Aquel año, don Cristóbal había escogido, cómo no, a la mejor cría de la mejor cabra que tenían. Sole la había bautizado como Blanquita por la mancha que tenía en el lomo, aunque Dolores estaba harta de decirles que no les pusieran nombres, que luego se encariñaban y el desprenderse de los animales les costaba solo lágrimas y disgustos. Blanquita vivía ajena a su horrible final entre cabezas de ajo y vino blanco, y los niños ya empezaban a asumir que ese año sería el plato fuerte de la cena de Nochebuena del señorito. Sin embargo, nadie sabía que Dolores guardaba en un tarro de la despensa unas hojas secas machacadas de una rama que cogió una tarde de primavera.
La víspera del 24 de diciembre, una sombra le tendió a la inocente Blanquita un cuenco de leche adulterado con una cucharadita de las hojas de aquel tarro escondido, y esa misma mañana la pobre cabritilla no podía ni tenerse en pie. Cuando llegó el momento del sacrificio, Dolores certificó que aquella cabra no podía comérsela el señorito, no podían envenenarlo, dónde iba a parar, y se deshizo en penas y desgracias delante de don Cristóbal, qué lástima de choto, mírelo, era el mejor de todos, ¿cómo había podido suceder?, pero había riesgo de que se envenenara la familia, no había nada más que verla, pero si aun así lo querían... O, quizás, podían contentarse con algún otro, aunque claro, podían estar enfermas todas las cabras y aún no habían empezado los síntomas, nadie podía saberlo… Don Cristóbal la echó sin miramientos soltando injurias por la boca. ¡En el día de Nochebuena, vaya faena!, ¡si es que no servían ni para cuidar de las cabras!, ¡más les valía que no le sucediera a ninguna otra o habría consecuencias!, ¡ahora tendrían que conformarse con un pollo en Navidad!, ¡en Navidad, qué desgracia!
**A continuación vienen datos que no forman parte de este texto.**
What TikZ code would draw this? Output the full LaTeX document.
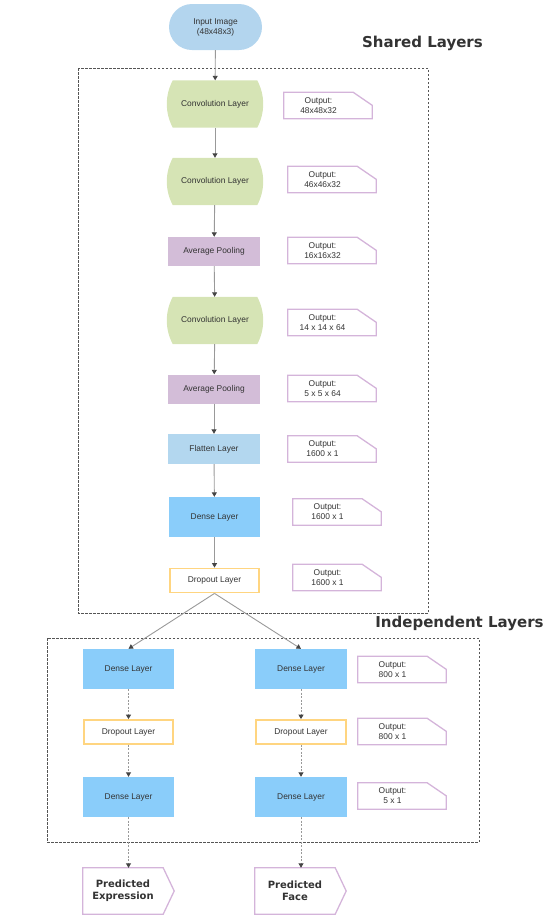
\documentclass[tikz,border=0pt]{standalone}
\usepackage{fontspec}
\newfontfamily\labfont{Liberation Sans}
\newfontfamily\headfont{DejaVu Sans}
\usetikzlibrary{arrows.meta,shapes.misc}
\definecolor{txtc}{HTML}{333333}
\definecolor{inpc}{HTML}{B3D5EE}
\definecolor{convc}{HTML}{D6E4B5}
\definecolor{poolc}{HTML}{D3BDD8}
\definecolor{flatc}{HTML}{B3D7EF}
\definecolor{densec}{HTML}{8ACDFA}
\definecolor{dropc}{HTML}{FFD580}
\definecolor{notec}{HTML}{D4B4DA}
\definecolor{linec}{HTML}{999999}
\definecolor{tipc}{HTML}{444444}
\definecolor{boxc}{HTML}{555555}
\pgfdeclarelayer{bg}
\pgfsetlayers{bg,main}
\begin{document}
\begin{tikzpicture}[x=1pt,y=-1pt,
  base/.style={font=\labfont\fontsize{8.4}{10}\selectfont, text=txtc, inner sep=0pt, align=center},
  inpbox/.style={base, rounded rectangle, fill=inpc, minimum width=93pt, minimum height=46pt},
  convbox/.style={base, minimum width=84pt, minimum height=47pt},
  poolbox/.style={base, fill=poolc, minimum width=92pt, minimum height=29pt},
  flatbox/.style={base, fill=flatc, minimum width=92pt, minimum height=30pt},
  densebox/.style={base, fill=densec, minimum width=91pt, minimum height=40pt},
  dropbox/.style={base, draw=dropc, line width=1.8pt, fill=white, minimum width=89pt, minimum height=24pt},
  notebox/.style={base, minimum width=69pt, minimum height=26pt},
  notedraw/.style={draw=notec, line width=1.3pt},
  predbox/.style={font=\headfont\bfseries\fontsize{10}{12}\selectfont, text=txtc, inner sep=0pt, align=center, minimum width=80pt, minimum height=46pt},
  heading/.style={font=\headfont\bfseries\fontsize{15}{18}\selectfont, text=txtc, inner sep=0pt},
  group/.style={draw=boxc, line width=1pt, dash pattern=on 2.5pt off 1.5pt},
  arr/.style={draw=linec, line width=0.9pt, -{Triangle[width=5pt,length=4.5pt,color=tipc]}},
  darr/.style={arr, dash pattern=on 2pt off 1.5pt}
]
\useasboundingbox (0,0) rectangle (556,922);

% group boxes
\draw[group] (78,68) rectangle (428,613);
\draw[group] (47,638) rectangle (479,842);
\node[heading] (h1) at (422.5,43) {Shared Layers};
\node[heading] (h2) at (459.5,623) {Independent Layers};

% shared column
\node[inpbox] (inp) at (215.5,27) {Input Image\\(48x48x3)};
\node[convbox] (c1) at (215,104) {Convolution Layer};
\node[convbox] (c2) at (215,181.5) {Convolution Layer};
\node[poolbox] (p1) at (214,251.5) {Average Pooling};
\node[convbox] (c3) at (215,320.5) {Convolution Layer};
\node[poolbox] (p2) at (214,389) {Average Pooling};
\node[flatbox] (fl) at (214,449) {Flatten Layer};
\node[densebox] (d1) at (214.5,517) {Dense Layer};
\node[dropbox] (dr) at (214.5,580.5) {Dropout Layer};

\begin{pgfonlayer}{bg}
\foreach \c in {c1,c2,c3}{
  \fill[convc] (\c.north west) .. controls +(-8,15) and +(-8,-15) .. (\c.south west)
     -- (\c.south east) .. controls +(8,-15) and +(8,15) .. (\c.north east) -- cycle;
}
\end{pgfonlayer}

% notes
\node[notebox] (n1) at (318.5,105.5) {Output:\\48x48x32};
\node[notebox] (n2) at (322.5,179.5) {Output:\\46x46x32};
\node[notebox] (n3) at (322.5,250.5) {Output:\\16x16x32};
\node[notebox] (n4) at (322.5,322.5) {Output:\\14 x 14 x 64};
\node[notebox] (n5) at (322.5,388.5) {Output:\\5 x 5 x 64};
\node[notebox] (n6) at (322.5,449) {Output:\\1600 x 1};
\node[notebox] (n7) at (327.5,512) {Output:\\1600 x 1};
\node[notebox] (n8) at (327.5,577.5) {Output:\\1600 x 1};
\node[notebox] (m1) at (392.5,669.5) {Output:\\800 x 1};
\node[notebox] (m2) at (392.5,731.5) {Output:\\800 x 1};
\node[notebox] (m3) at (392.5,796) {Output:\\5 x 1};
\foreach \n in {n1,n2,n3,n4,n5,n6,n7,n8,m1,m2,m3}{
  \draw[notedraw] (\n.north west) -- (\n.north east) -- ([xshift=19pt,yshift=-13pt]\n.north east)
     -- ([xshift=19pt]\n.south east) -- (\n.south west) -- cycle;
}

% independent columns
\node[densebox] (ld1) at (128.5,669) {Dense Layer};
\node[dropbox] (ldr) at (128.5,732) {Dropout Layer};
\node[densebox] (ld2) at (128.5,797) {Dense Layer};
\node[predbox] (lp) at (123,891) {Predicted\\Expression};
\node[densebox, minimum width=92pt] (rd1) at (301,669) {Dense Layer};
\node[dropbox, minimum width=90pt] (rdr) at (301,732) {Dropout Layer};
\node[densebox, minimum width=92pt] (rd2) at (301,797) {Dense Layer};
\node[predbox] (rp) at (295,891) {Predicted\\Face};
\foreach \p in {lp,rp}{
  \draw[notedraw] (\p.north west) -- (\p.north east) -- ([xshift=11pt]\p.east)
     -- (\p.south east) -- (\p.south west) -- cycle;
}

% connectors
\draw[arr] (inp) -- (c1);
\draw[arr] (c1) -- (c2);
\draw[arr] (c2) -- (p1);
\draw[arr] (p1) -- (c3);
\draw[arr] (c3) -- (p2);
\draw[arr] (p2) -- (fl);
\draw[arr] (fl) -- (d1);
\draw[arr] (d1) -- (dr);
\draw[arr] (dr.south) -- (ld1.north);
\draw[arr] (dr.south) -- (rd1.north);
\draw[darr] (ld1) -- (ldr);
\draw[darr] (ldr) -- (ld2);
\draw[darr] (ld2.south) -- (ld2.south |- lp.north);
\draw[darr] (rd1) -- (rdr);
\draw[darr] (rdr) -- (rd2);
\draw[darr] (rd2.south) -- (rd2.south |- rp.north);
\end{tikzpicture}
\end{document}
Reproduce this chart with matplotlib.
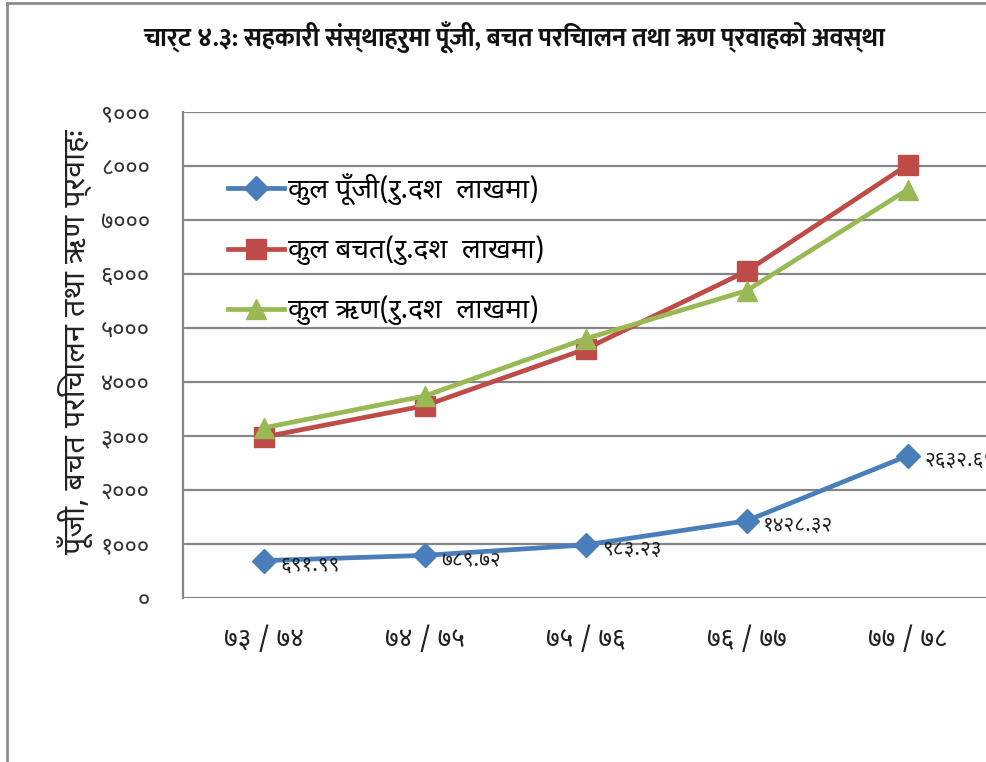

Horas más tarde, Dolores volvió al corral con su hijo Miguel y vieron a la dulce Blanquita saltando y corriendo junto con sus hermanos, fresca y lozana. Dolores sonrió, feliz Navidad y, evitando las preguntas y las miradas inquisitivas de Miguel, le ordenó que la sacrificara. Esa Nochebuena, ante su enorme sonrisa de felicidad y al amparo de villancicos y alguna que otra botella de anís, los que cenaron choto al ajillo y vino blanco fueron su hijo y sus nietos.